Toyota’s reborn Land Cruiser returns as a leaner, hybridized 4x4. We spent an afternoon on a mixed 62-mile route—city, highway, and a short fire road—to gather first-drive impressions focused on performance, comfort, and everyday usability.
Under the hood is Toyota’s i-FORCE MAX 2.4-liter turbocharged four mated to a hybrid system for a combined 326 hp and 465 lb-ft, driving through an eight-speed automatic and full-time 4WD with a two-speed transfer case and a lockable center differential. Our tester wore 18-inch wheels on all-terrain tires and included Toyota’s latest driver assistance suite and a 12.3-inch infotainment system. Curb weight lands just over 5,000 pounds, and tow rating is 6,000 pounds. Pricing spans the mid-$50,000s to low-$70,000s depending on trim and equipment.
Test conditions were mild: 68–72°F, dry pavement, light winds. The loop included stop-and-go urban segments, 25 miles of interstate cruising at 70–75 mph, and a rutted gravel climb with shallow washboards. Two adults aboard and ~50 pounds of gear. We logged basic metrics with a phone-based sound meter and a GPS timer; numbers are indicative, not lab-grade.
The hybrid powertrain is the headline. Off the line, the electric assist masks turbo lag and helps the Land Cruiser step out cleanly; our brief best 0–60 mph run was 6.7 seconds, repeatable at 6.8–7.0 with a slight rollout. The eight-speed is decisive but calm, preferring taller gears in normal driving; manual mode holds ratios on descents. There’s occasional low-speed shudder as engine and e-motor hand off, but it’s minor and improves in Sport mode.
Engine noise is gruff under heavy throttle yet subdued in cruise. Ride quality is impressively controlled for a body-on-frame SUV. On broken city pavement, vertical motions are well-damped and secondary impacts are muted, especially on the 18-inch setup. Steering is light but accurate; body roll builds progressively and grip feels predictable on AT tires.

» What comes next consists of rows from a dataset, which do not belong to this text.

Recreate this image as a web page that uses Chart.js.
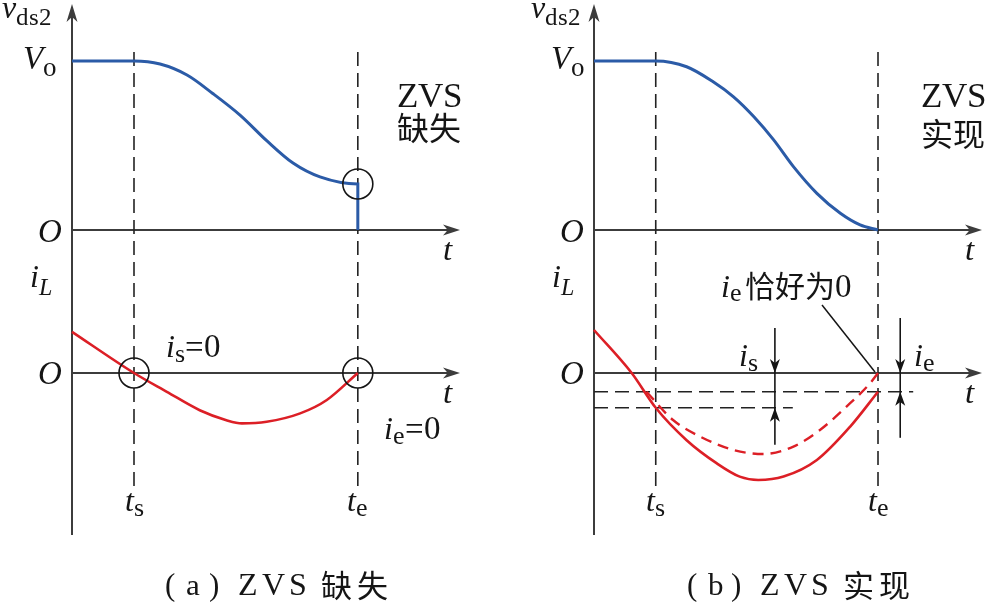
<!DOCTYPE html>
<html lang="en"><head><meta charset="utf-8">
<script src="https://cdn.jsdelivr.net/npm/chart.js@4/dist/chart.umd.min.js"></script>
<style>
@font-face{font-family:'RefSerif';font-style:normal;src:local('Liberation Serif'),local('LiberationSerif');}
@font-face{font-family:'RefSerif';font-style:italic;src:local('Liberation Serif Italic'),local('LiberationSerif-Italic');}
html,body{margin:0;padding:0;background:#fff;}
#wrap{position:relative;width:992px;height:603px;}
.lbl{position:absolute;display:flex;align-items:baseline;white-space:nowrap;color:#151515;line-height:1;pointer-events:none;}
.lbl span{line-height:1;}
.lat{font-family:'RefSerif','Liberation Serif',serif;}
.cjk{font-family:'Noto Sans CJK SC';}
</style>
</head><body><div id="wrap"><canvas id="c" width="992" height="603"></canvas></div>
<script>
// ---------- data (time units: t_s = 1; v normalised to Vo = 1) ----------
const tsVal = 1.0;
const teA = 4.61;
const teB = 4.6;
const vdsA_t = [0, 1.0, 1.42, 1.855, 2.27, 2.71, 3.145, 3.565, 4.0, 4.61, 4.61];
const vdsA_v = [1, 1, 0.982, 0.917, 0.808, 0.680, 0.527, 0.396, 0.314, 0.272, 0];
const iLA_t = [0, 1.0, 1.53, 2.06, 2.49, 2.74, 3.14, 3.68, 4.11, 4.61];
const iLA_i = [1.03, 0, -0.47, -0.93, -1.18, -1.26, -1.22, -1.01, -0.675, 0];
const vdsB_t = [0, 1.0, 1.50, 1.93, 2.26, 2.59, 2.91, 3.23, 3.61, 3.99, 4.31, 4.6];
const vdsB_v = [1, 1, 0.966, 0.877, 0.788, 0.670, 0.533, 0.375, 0.217, 0.099, 0.030, 0];
const iLB_t = [0, 0.61, 1.00, 1.50, 1.99, 2.36, 2.66, 3.07, 3.61, 4.15, 4.6];
const iLB_i = [1.075, 0, -0.87, -1.68, -2.26, -2.59, -2.675, -2.59, -2.175, -1.34, -0.47];
const iLB2_t = [0.85, 1.28, 1.72, 2.26, 2.74, 3.23, 3.66, 4.09, 4.47, 4.6];
const iLB2_i = [-0.47, -1.175, -1.59, -1.925, -2.025, -1.84, -1.425, -0.84, -0.26, 0];
const isLevel = -0.87;
const ieLevel = -0.47;

// ---------- layout (pixels) ----------
const W = 992, H = 603;
const LAY = {axA: 72, axB: 594, unitA: 62, unitB: 61.74, v0: 230, vUnit: 169, i0: 373, iUnit: 40};
const BLUE = '#2b5ba7', RED = '#dc1f26', AX = '#3c3c3c', INK = '#151515';

const pts = (xs, ys) => xs.map((x, k) => ({x: x, y: ys[k]}));
function ds(xs, ys, xid, yid, color, width, dash) {
  return {data: pts(xs, ys), xAxisID: xid, yAxisID: yid, borderColor: color, borderWidth: width,
    borderDash: dash || [], pointRadius: 0, fill: false, cubicInterpolationMode: 'monotone', borderCapStyle: 'butt'};
}

// ---------- text as HTML, placed by baseline ----------
const wrap = document.getElementById('wrap');
// part: [text, size, italic, dy, cjk, gapAfter, letterSpacing]
function label(x, base, parts, align) {
  const d = document.createElement('div');
  d.className = 'lbl';
  let maxA = 0;
  parts.forEach(p => {
    const s = document.createElement('span');
    s.textContent = p[0];
    s.className = p[4] ? 'cjk' : 'lat';
    s.lang = p[4] ? 'zh-CN' : 'en';
    s.style.fontSize = p[1] + 'px';
    if (p[2]) s.style.fontStyle = 'italic';
    if (p[3]) { s.style.position = 'relative'; s.style.top = p[3] + 'px'; }
    if (p[5]) s.style.marginRight = p[5] + 'px';
    if (p[6]) s.style.letterSpacing = p[6] + 'px';
    d.appendChild(s);
    maxA = Math.max(maxA, (p[4] ? 0.936 : 0.8375) * p[1]);
  });
  d.style.left = x + 'px';
  d.style.top = (base - maxA) + 'px';
  if (align === 'center') d.style.transform = 'translateX(-50%)';
  if (align === 'right') d.style.transform = 'translateX(-100%)';
  wrap.appendChild(d);
}

function arrow(ctx, x, y, dx, dy, len, half) {
  len = len || 16; half = half || 5.5;
  const px = -dy, py = dx;
  const bx = x - dx * len, by = y - dy * len;
  const nx = x - dx * len * 0.72, ny = y - dy * len * 0.72;
  ctx.beginPath(); ctx.moveTo(x, y);
  ctx.lineTo(bx + px * half, by + py * half); ctx.lineTo(nx, ny);
  ctx.lineTo(bx - px * half, by - py * half); ctx.closePath(); ctx.fill();
}
function seg(ctx, x1, y1, x2, y2, w, color, dash) {
  ctx.save(); ctx.strokeStyle = color; ctx.lineWidth = w; ctx.setLineDash(dash || []);
  ctx.beginPath(); ctx.moveTo(x1, y1); ctx.lineTo(x2, y2); ctx.stroke(); ctx.restore();
}

const panels = [
  {xid: 'xa', te: teA, tip: 460, circles: true},
  {xid: 'xb', te: teB, tip: 982, circles: false}
];

const deco = {
  id: 'deco',
  beforeDatasetsDraw(chart) {
    const ctx = chart.ctx, yV = chart.scales.yV, yI = chart.scales.yI;
    panels.forEach(p => {
      const xs = chart.scales[p.xid];
      const X0 = xs.getPixelForValue(0), yv0 = yV.getPixelForValue(0), yi0 = yI.getPixelForValue(0);
      ctx.save(); ctx.fillStyle = AX;
      seg(ctx, X0, 535, X0, 10, 2, AX);
      arrow(ctx, X0, 4, 0, -1, 18, 5.5);
      seg(ctx, X0, yv0, p.tip - 6, yv0, 2, AX);
      arrow(ctx, p.tip, yv0, 1, 0, 17, 5.5);
      seg(ctx, X0, yi0, p.tip - 6, yi0, 2, AX);
      arrow(ctx, p.tip, yi0, 1, 0, 17, 5.5);
      ctx.restore();
      [tsVal, p.te].forEach(t => {
        const x = xs.getPixelForValue(t);
        seg(ctx, x, 52, x, 490, 1.6, '#222', [14, 7]);
      });
      if (!p.circles) {
        const yie = yI.getPixelForValue(ieLevel), yis = yI.getPixelForValue(isLevel);
        seg(ctx, X0, yie, xs.getPixelForValue(5.17), yie, 1.6, '#222', [14, 7]);
        seg(ctx, X0, yis, xs.getPixelForValue(3.22), yis, 1.6, '#222', [14, 7]);
      }
    });
  },
  afterDatasetsDraw(chart) {
    const ctx = chart.ctx, yV = chart.scales.yV, yI = chart.scales.yI;
    ctx.save();
    ctx.fillStyle = INK; ctx.strokeStyle = INK;
    panels.forEach(p => {
      const xs = chart.scales[p.xid];
      const yi0 = yI.getPixelForValue(0);
      const xts = xs.getPixelForValue(tsVal), xte = xs.getPixelForValue(p.te);
      if (p.circles) {
        ctx.lineWidth = 1.6;
        [[xte, yV.getPixelForValue(vdsA_v[9])], [xts, yi0], [xte, yi0]].forEach(c => {
          ctx.beginPath(); ctx.arc(c[0], c[1], 15, 0, Math.PI * 2); ctx.stroke();
        });
      } else {
        const yie = yI.getPixelForValue(ieLevel), yis = yI.getPixelForValue(isLevel);
        const xis = xs.getPixelForValue(2.93), xie = xs.getPixelForValue(4.96);
        seg(ctx, xis, yi0 - 45, xis, yis + 37, 1.6, INK);
        arrow(ctx, xis, yi0, 0, 1, 14, 5); arrow(ctx, xis, yis, 0, -1, 14, 5);
        seg(ctx, xie, yi0 - 55, xie, yie + 46, 1.6, INK);
        arrow(ctx, xie, yi0, 0, 1, 14, 5); arrow(ctx, xie, yie, 0, -1, 14, 5);
        seg(ctx, 822, 305, xte - 3, yi0 - 1, 1.5, INK);
      }
    });
    ctx.restore();
  }
};

const chart = new Chart(document.getElementById('c'), {
  type: 'line',
  data: {datasets: [
    ds(vdsA_t, vdsA_v, 'xa', 'yV', BLUE, 3),
    ds(iLA_t, iLA_i, 'xa', 'yI', RED, 2.6),
    ds(vdsB_t, vdsB_v, 'xb', 'yV', BLUE, 3),
    ds(iLB_t, iLB_i, 'xb', 'yI', RED, 2.6),
    ds(iLB2_t, iLB2_i, 'xb', 'yI', RED, 2.4, [11, 7])
  ]},
  options: {
    responsive: false, animation: false, events: [],
    layout: {padding: 0},
    plugins: {legend: {display: false}, tooltip: {enabled: false}},
    scales: {
      xa: {type: 'linear', axis: 'x', position: 'bottom', display: false, bounds: 'data', min: -LAY.axA / LAY.unitA, max: (W - LAY.axA) / LAY.unitA},
      xb: {type: 'linear', axis: 'x', position: 'bottom', display: false, bounds: 'data', min: -LAY.axB / LAY.unitB, max: (W - LAY.axB) / LAY.unitB},
      yV: {type: 'linear', axis: 'y', position: 'left', display: false, bounds: 'data', min: -(H - LAY.v0) / LAY.vUnit, max: LAY.v0 / LAY.vUnit},
      yI: {type: 'linear', axis: 'y', position: 'left', display: false, bounds: 'data', min: -(H - LAY.i0) / LAY.iUnit, max: LAY.i0 / LAY.iUnit}
    }
  },
  plugins: [deco]
});

// ---------- labels ----------
(function () {
  const yV = chart.scales.yV, yI = chart.scales.yI;
  const yv0 = yV.getPixelForValue(0), yvo = yV.getPixelForValue(1), yi0 = yI.getPixelForValue(0);
  panels.forEach((p, k) => {
    const xs = chart.scales[p.xid];
    const X0 = xs.getPixelForValue(0);
    const xts = xs.getPixelForValue(tsVal), xte = xs.getPixelForValue(p.te);
    label(k ? X0 - 63 : X0 - 70, 18, [['v', 32, true], ['ds2', 25, false, 7]]);
    label(k ? X0 - 43 : X0 - 49, yvo + 9, [['V', 33, true], ['o', 27, false, 7]]);
    label(X0 - 10, yv0 + 13, [['O', 33, true]], 'right');
    label(X0 - 10, yi0 + 12, [['O', 33, true]], 'right');
    label(p.tip - 17, yv0 + 31, [['t', 33, true]]);
    label(p.tip - 17, yi0 + 31, [['t', 33, true]]);
    label(X0 - 42, 287, [['i', 32, true], ['L', 24, true, 8]]);
    label(xts, 511, [['t', 32, true], ['s', 26, false, 5]], 'center');
    label(xte, 511, [['t', 32, true], ['e', 26, false, 5]], 'center');
    if (p.circles) {
      label(166, 358, [['i', 32, true], ['s', 26, false, 5], ['=0', 33]]);
      label(384, 440, [['i', 32, true], ['e', 26, false, 5], ['=0', 33]]);
      label(397, 107, [['ZVS', 35]]);
      label(397, 140, [['缺失', 32, false, 0, true]]);
    } else {
      label(739, 366, [['i', 32, true], ['s', 26, false, 5]]);
      label(914, 366, [['i', 32, true], ['e', 26, false, 5]]);
      label(721, 297, [['i', 32, true], ['e', 26, false, 4, false, 3], ['恰好为', 30, false, 0, true], ['0', 33]]);
      label(921, 107, [['ZVS', 35]]);
      label(921, 146, [['实现', 32, false, 0, true]]);
    }
  });
  const capY = 595;
  [[165, 'a', '缺失'], [687, 'b', '实现']].forEach(c => {
    const x0 = c[0];
    label(x0, capY, [['(', 31]]);
    label(x0 + 21, capY, [[c[1], 31]]);
    label(x0 + 44, capY, [[')', 31]]);
    label(x0 + 73, capY, [['ZVS', 32, false, 0, false, 0, 4]]);
    label(x0 + 156, capY + 2, [[c[2], 31, false, 0, true, 0, 5]]);
  });
})();
</script></body></html>
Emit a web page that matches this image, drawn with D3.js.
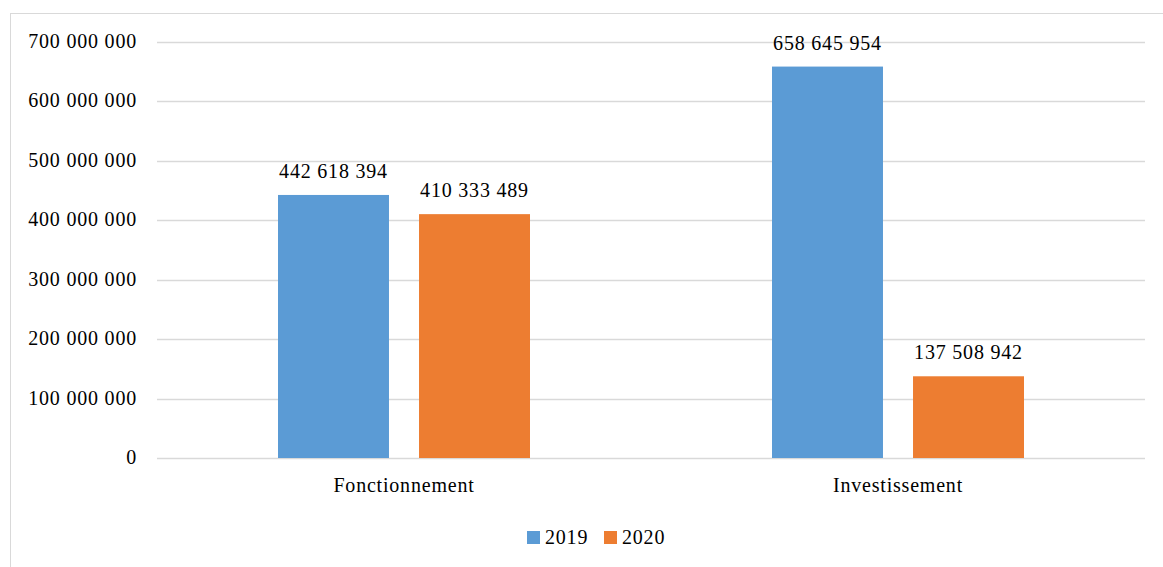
<!DOCTYPE html>
<html>
<head>
<meta charset="utf-8">
<script src="https://cdnjs.cloudflare.com/ajax/libs/d3/7.8.5/d3.min.js"></script>
<style>
  html, body { margin: 0; padding: 0; background: #fff; }
  svg text { font-family: "Liberation Serif", "Times New Roman", serif; fill: #000; font-size: 20px; letter-spacing: 0.8px; }
</style>
</head>
<body>
<svg id="chart" width="1163" height="567"></svg>
<script>
// données du graphique
const categories = ['Fonctionnement', 'Investissement'];
const series = ['2019', '2020'];
const values2019 = [442618394, 658645954];
const values2020 = [410333489, 137508942];
const yTicks = [0, 100000000, 200000000, 300000000, 400000000, 500000000, 600000000, 700000000];
const colors = ['#5B9BD5', '#ED7D31'];

const seriesValues = [values2019, values2020];

const svg = d3.select('#chart');

// cadre du graphique
svg.append('rect')
    .attr('x', 10.5).attr('y', 13.5)
    .attr('width', 1170).attr('height', 570)
    .attr('fill', 'none')
    .attr('stroke', '#d9d9d9');

const plot = { left: 157, right: 1145, top: 42, bottom: 458 };

const y = d3.scaleLinear()
    .domain([0, 700000000])
    .range([plot.bottom, plot.top]);

const x0 = d3.scaleBand()
    .domain(categories)
    .range([plot.left, plot.right])
    .padding(0);

const inset = 121;
const x1 = d3.scaleBand()
    .domain(series)
    .range([inset, x0.bandwidth() - inset])
    .paddingInner(0.213)
    .paddingOuter(0);

const fmt = v => d3.format(',')(v).replace(/,/g, ' ');

// quadrillage
svg.append('g')
    .selectAll('line')
    .data(yTicks)
    .join('line')
    .attr('x1', plot.left).attr('x2', plot.right)
    .attr('y1', d => Math.round(y(d)) + 0.5)
    .attr('y2', d => Math.round(y(d)) + 0.5)
    .attr('stroke', '#d9d9d9')
    .attr('stroke-width', 1.3);

// étiquettes de l'axe Y
svg.append('g')
    .selectAll('text')
    .data(yTicks)
    .join('text')
    .attr('x', 137)
    .attr('y', d => y(d) + 6)
    .attr('text-anchor', 'end')
    .text(d => fmt(d));

// barres
const groups = svg.append('g')
    .selectAll('g')
    .data(categories)
    .join('g')
    .attr('transform', d => `translate(${x0(d)},0)`);

groups.selectAll('rect')
    .data((c, i) => series.map((s, j) => ({ s, j, v: seriesValues[j][i] })))
    .join('rect')
    .attr('x', d => x1(d.s))
    .attr('y', d => y(d.v))
    .attr('width', x1.bandwidth())
    .attr('height', d => plot.bottom - y(d.v))
    .attr('fill', d => colors[d.j]);

groups.selectAll('text')
    .data((c, i) => series.map((s, j) => ({ s, j, v: seriesValues[j][i] })))
    .join('text')
    .attr('x', d => x1(d.s) + x1.bandwidth() / 2)
    .attr('y', d => y(d.v) - 17)
    .attr('text-anchor', 'middle')
    .text(d => fmt(d.v));

// étiquettes des catégories
svg.append('g')
    .selectAll('text')
    .data(categories)
    .join('text')
    .attr('x', d => x0(d) + x0.bandwidth() / 2)
    .attr('y', 492)
    .attr('text-anchor', 'middle')
    .text(d => d);

// légende
const legend = svg.append('g');
const legendX = [527, 604];
series.forEach((s, j) => {
    legend.append('rect')
        .attr('x', legendX[j]).attr('y', 531)
        .attr('width', 13).attr('height', 13)
        .attr('fill', colors[j]);
    legend.append('text')
        .attr('x', legendX[j] + 18)
        .attr('y', 544)
        .text(s);
});
</script>
</body>
</html>
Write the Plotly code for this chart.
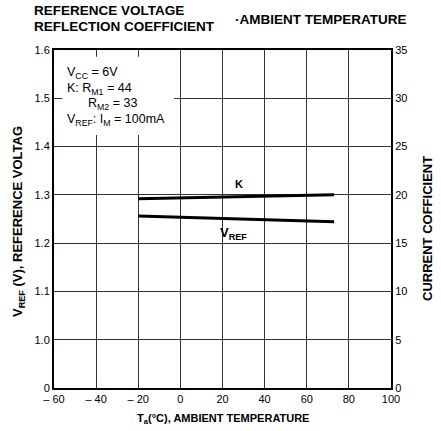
import plotly.graph_objects as go

# Data
temp = [-20, 0, 20, 40, 60, 73]
k_coeff = [19.6, 19.7, 19.78, 19.86, 19.94, 20.0]          # right axis, current coefficient
vref_volts = [1.256, 1.2535, 1.251, 1.2485, 1.246, 1.2445]  # left axis, volts

x_ticks = [-60, -40, -20, 0, 20, 40, 60, 80, 100]
x_ticktext = ["– 60", "– 40", "– 20", "0", "20", "40", "60", "80", "100"]
left_ticktext = ["0", "1.0", "1.1", "1.2", "1.3", "1.4", "1.5", "1.6"]
right_ticks = [0, 5, 10, 15, 20, 25, 30, 35]

# broken left axis: 0 at bottom, then 1.0..1.6 in 0.1 steps; maps onto right-axis scale
def volt_to_scale(v):
    return 5 + (v - 1.0) * 50

vref_scaled = [volt_to_scale(v) for v in vref_volts]

FONT = "Liberation Sans, Arial, sans-serif"
W, H = 441, 431
L, R, T, B = 54, 50, 50, 43

fig = go.Figure()
fig.add_trace(go.Scatter(x=temp, y=vref_scaled, mode="lines",
                         line=dict(color="black", width=3), yaxis="y", showlegend=False))
fig.add_trace(go.Scatter(x=temp, y=k_coeff, mode="lines",
                         line=dict(color="black", width=3), yaxis="y2", showlegend=False))

fig.update_layout(
    width=W, height=H,
    margin=dict(l=L, r=R, t=T, b=B),
    paper_bgcolor="white", plot_bgcolor="white",
    font=dict(family=FONT, color="black", size=11),
    xaxis=dict(range=[-60, 100], tickvals=x_ticks, ticktext=x_ticktext,
               showgrid=True, gridcolor="#333", gridwidth=1,
               showline=True, linecolor="black", linewidth=2, mirror=True,
               zeroline=False, ticks="", tickfont=dict(size=11, family=FONT)),
    yaxis=dict(range=[0, 35], tickvals=right_ticks, ticktext=left_ticktext,
               showgrid=True, gridcolor="#333", gridwidth=1,
               showline=True, linecolor="black", linewidth=2,
               zeroline=False, ticks="", tickfont=dict(size=11, family=FONT)),
    yaxis2=dict(range=[0, 35], tickvals=right_ticks, overlaying="y", side="right",
                showgrid=False, showline=True, linecolor="black", linewidth=2,
                zeroline=False, ticks="", tickfont=dict(size=11, family=FONT)),
)

anns = [
    dict(x=32, y=10, text="<b>REFERENCE VOLTAGE</b>", xanchor="left", font=dict(size=13.5)),
    dict(x=32, y=26, text="<b>REFLECTION COEFFICIENT</b>", xanchor="left", font=dict(size=13.5)),
    dict(x=233, y=19, text="<b>·AMBIENT TEMPERATURE</b>", xanchor="left", font=dict(size=13.5)),
    dict(x=223, y=419, text="<b>T<sub>a</sub>(°C), AMBIENT TEMPERATURE</b>", xanchor="center", font=dict(size=11)),
    dict(x=18, y=222, text="<b>V<sub>REF</sub> (V), REFERENCE VOLTAG</b>", textangle=-90, xanchor="center", font=dict(size=13)),
    dict(x=427, y=228, text="<b>CURRENT COFFICIENT</b>", textangle=-90, xanchor="center", font=dict(size=13)),
]
for a in anns:
    px, py = a.pop("x"), a.pop("y")
    fig.add_annotation(xref="paper", yref="paper", showarrow=False, yanchor="middle",
                       x=(px - L) / (W - L - R), y=1 - (py - T) / (H - T - B), **a)

# condition text box
fig.add_shape(type="rect", xref="x", yref="y", x0=-56, x1=-3, y0=26.2, y1=34.3,
              fillcolor="white", line=dict(width=0), layer="above")
cond = [
    (-55, 32.6, "V<sub>CC</sub> = 6V"),
    (-55, 31.0, "K: R<sub>M1</sub> = 44"),
    (-45, 29.4, "R<sub>M2</sub> = 33"),
    (-55, 27.8, "V<sub>REF</sub>: I<sub>M</sub> = 100mA"),
]
for x, y, t in cond:
    fig.add_annotation(x=x, y=y, xref="x", yref="y", text=t, showarrow=False,
                       xanchor="left", yanchor="middle", font=dict(size=12.5))

fig.add_annotation(x=28, y=21.1, xref="x", yref="y", text="<b>K</b>", showarrow=False, font=dict(size=11))
fig.add_annotation(x=25, y=16.0, xref="x", yref="y", text="<b>V<sub>REF</sub></b>", showarrow=False, font=dict(size=13))

fig.write_html("out.html", config={"displayModeBar": False})

# remove default browser body margin so the figure fits the window exactly
with open("out.html", "r", encoding="utf-8") as f:
    html = f.read()
html = html.replace("<head>", "<head><style>html,body{margin:0;padding:0;overflow:hidden;}</style>", 1)
with open("out.html", "w", encoding="utf-8") as f:
    f.write(html)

On our gravel section, the truck felt composed at 25–35 mph with minimal skitter over washboards. Selecting 4-High and engaging Multi-Terrain modes noticeably softened throttle tip-in and tightened traction control logic; Crawl Control worked as advertised on a short, loose descent without excessive brake chatter. Brakes show strong initial bite with natural regen-to-friction blending; a single 60–0 mph stop measured an estimated 132 feet, with consistent pedal feel on subsequent slows. At 70 mph, cabin noise measured 69–70 dBA on our phone meter, with wind rustle around the A-pillars but little tire drone.
The driving position is upright with excellent sightlines; front seats are firm-supportive, and the second row offers adult-friendly knee and head room. The 12.3-inch screen boots quickly, wireless CarPlay connected without drops, and the surround-view camera offers useful low-speed clarity, though the forward fisheye can distort edges. Lane centering is well-tuned on highways but can ping-pong slightly on crowned two-lanes. Early verdict: the new Land Cruiser blends genuine trail hardware with daily-driver polish better than expected.
Our loop returned 23.4 mpg indicated (highway steady-state hovered near 26 mpg), aligning with its efficiency pitch for a real 4x4. If you prioritize rugged simplicity, visibility, and measured comfort over three-row capacity and plushness, this is an easy shortlist pick. Shoppers needing more tow capacity or luxury trimmings should cross-shop larger V6 rigs and premium rivals.